* [DESCRIPTION OF THE TASK] Would you return the complete listing below word for word?

* [SUPPLIED INFORMATION]
--- BEGIN ---

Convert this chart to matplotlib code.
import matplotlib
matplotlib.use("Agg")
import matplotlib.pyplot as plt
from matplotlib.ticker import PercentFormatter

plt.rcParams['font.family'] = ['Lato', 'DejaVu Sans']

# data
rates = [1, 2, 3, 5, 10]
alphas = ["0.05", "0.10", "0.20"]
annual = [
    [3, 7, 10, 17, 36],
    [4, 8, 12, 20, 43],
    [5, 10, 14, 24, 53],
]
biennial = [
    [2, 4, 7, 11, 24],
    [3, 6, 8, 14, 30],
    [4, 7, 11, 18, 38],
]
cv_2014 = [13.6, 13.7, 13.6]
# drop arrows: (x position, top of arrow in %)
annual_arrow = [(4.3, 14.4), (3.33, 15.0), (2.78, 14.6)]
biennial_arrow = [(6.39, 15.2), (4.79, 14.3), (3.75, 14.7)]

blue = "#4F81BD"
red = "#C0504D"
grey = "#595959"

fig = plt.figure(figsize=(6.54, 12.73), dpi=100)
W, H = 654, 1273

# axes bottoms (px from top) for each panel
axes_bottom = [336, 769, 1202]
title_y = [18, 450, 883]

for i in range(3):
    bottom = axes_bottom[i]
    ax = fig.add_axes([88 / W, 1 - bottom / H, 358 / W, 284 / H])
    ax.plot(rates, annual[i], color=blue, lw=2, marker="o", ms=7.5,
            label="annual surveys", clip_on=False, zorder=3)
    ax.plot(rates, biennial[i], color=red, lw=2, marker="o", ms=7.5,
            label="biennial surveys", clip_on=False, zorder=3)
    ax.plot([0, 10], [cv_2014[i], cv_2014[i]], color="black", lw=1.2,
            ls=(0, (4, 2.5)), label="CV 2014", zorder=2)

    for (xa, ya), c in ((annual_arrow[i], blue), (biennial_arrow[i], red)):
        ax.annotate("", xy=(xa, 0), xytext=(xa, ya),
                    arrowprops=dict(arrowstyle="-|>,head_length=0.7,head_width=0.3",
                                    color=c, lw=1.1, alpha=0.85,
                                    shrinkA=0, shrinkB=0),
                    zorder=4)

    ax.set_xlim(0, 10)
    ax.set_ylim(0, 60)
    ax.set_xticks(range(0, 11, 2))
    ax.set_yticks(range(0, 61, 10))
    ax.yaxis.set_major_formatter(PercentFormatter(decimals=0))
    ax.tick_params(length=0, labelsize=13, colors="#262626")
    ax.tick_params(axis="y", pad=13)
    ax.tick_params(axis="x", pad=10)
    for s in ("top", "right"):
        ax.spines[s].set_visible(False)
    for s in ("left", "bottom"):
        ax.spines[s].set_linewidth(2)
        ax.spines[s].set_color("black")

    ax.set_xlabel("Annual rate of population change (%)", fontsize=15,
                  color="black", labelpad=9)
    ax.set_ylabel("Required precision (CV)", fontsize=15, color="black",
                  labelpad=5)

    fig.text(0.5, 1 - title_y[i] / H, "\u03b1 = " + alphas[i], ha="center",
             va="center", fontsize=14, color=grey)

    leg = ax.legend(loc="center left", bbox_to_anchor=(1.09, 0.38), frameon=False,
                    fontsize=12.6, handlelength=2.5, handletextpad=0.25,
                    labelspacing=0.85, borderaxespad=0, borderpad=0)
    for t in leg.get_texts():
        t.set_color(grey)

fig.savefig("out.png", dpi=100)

--- END ---

* [OUTPUT FOR THIS TASK]
Convert this chart to matplotlib code.
import matplotlib
matplotlib.use("Agg")
import matplotlib.pyplot as plt
from matplotlib.ticker import PercentFormatter

plt.rcParams['font.family'] = ['Lato', 'DejaVu Sans']

# data
rates = [1, 2, 3, 5, 10]
alphas = ["0.05", "0.10", "0.20"]
annual = [
    [3, 7, 10, 17, 36],
    [4, 8, 12, 20, 43],
    [5, 10, 14, 24, 53],
]
biennial = [
    [2, 4, 7, 11, 24],
    [3, 6, 8, 14, 30],
    [4, 7, 11, 18, 38],
]
cv_2014 = [13.6, 13.7, 13.6]
# drop arrows: (x position, top of arrow in %)
annual_arrow = [(4.3, 14.4), (3.33, 15.0), (2.78, 14.6)]
biennial_arrow = [(6.39, 15.2), (4.79, 14.3), (3.75, 14.7)]

blue = "#4F81BD"
red = "#C0504D"
grey = "#595959"

fig = plt.figure(figsize=(6.54, 12.73), dpi=100)
W, H = 654, 1273

# axes bottoms (px from top) for each panel
axes_bottom = [336, 769, 1202]
title_y = [18, 450, 883]

for i in range(3):
    bottom = axes_bottom[i]
    ax = fig.add_axes([88 / W, 1 - bottom / H, 358 / W, 284 / H])
    ax.plot(rates, annual[i], color=blue, lw=2, marker="o", ms=7.5,
            label="annual surveys", clip_on=False, zorder=3)
    ax.plot(rates, biennial[i], color=red, lw=2, marker="o", ms=7.5,
            label="biennial surveys", clip_on=False, zorder=3)
    ax.plot([0, 10], [cv_2014[i], cv_2014[i]], color="black", lw=1.2,
            ls=(0, (4, 2.5)), label="CV 2014", zorder=2)

    for (xa, ya), c in ((annual_arrow[i], blue), (biennial_arrow[i], red)):
        ax.annotate("", xy=(xa, 0), xytext=(xa, ya),
                    arrowprops=dict(arrowstyle="-|>,head_length=0.7,head_width=0.3",
                                    color=c, lw=1.1, alpha=0.85,
                                    shrinkA=0, shrinkB=0),
                    zorder=4)

    ax.set_xlim(0, 10)
    ax.set_ylim(0, 60)
    ax.set_xticks(range(0, 11, 2))
    ax.set_yticks(range(0, 61, 10))
    ax.yaxis.set_major_formatter(PercentFormatter(decimals=0))
    ax.tick_params(length=0, labelsize=13, colors="#262626")
    ax.tick_params(axis="y", pad=13)
    ax.tick_params(axis="x", pad=10)
    for s in ("top", "right"):
        ax.spines[s].set_visible(False)
    for s in ("left", "bottom"):
        ax.spines[s].set_linewidth(2)
        ax.spines[s].set_color("black")

    ax.set_xlabel("Annual rate of population change (%)", fontsize=15,
                  color="black", labelpad=9)
    ax.set_ylabel("Required precision (CV)", fontsize=15, color="black",
                  labelpad=5)

    fig.text(0.5, 1 - title_y[i] / H, "\u03b1 = " + alphas[i], ha="center",
             va="center", fontsize=14, color=grey)

    leg = ax.legend(loc="center left", bbox_to_anchor=(1.09, 0.38), frameon=False,
                    fontsize=12.6, handlelength=2.5, handletextpad=0.25,
                    labelspacing=0.85, borderaxespad=0, borderpad=0)
    for t in leg.get_texts():
        t.set_color(grey)

fig.savefig("out.png", dpi=100)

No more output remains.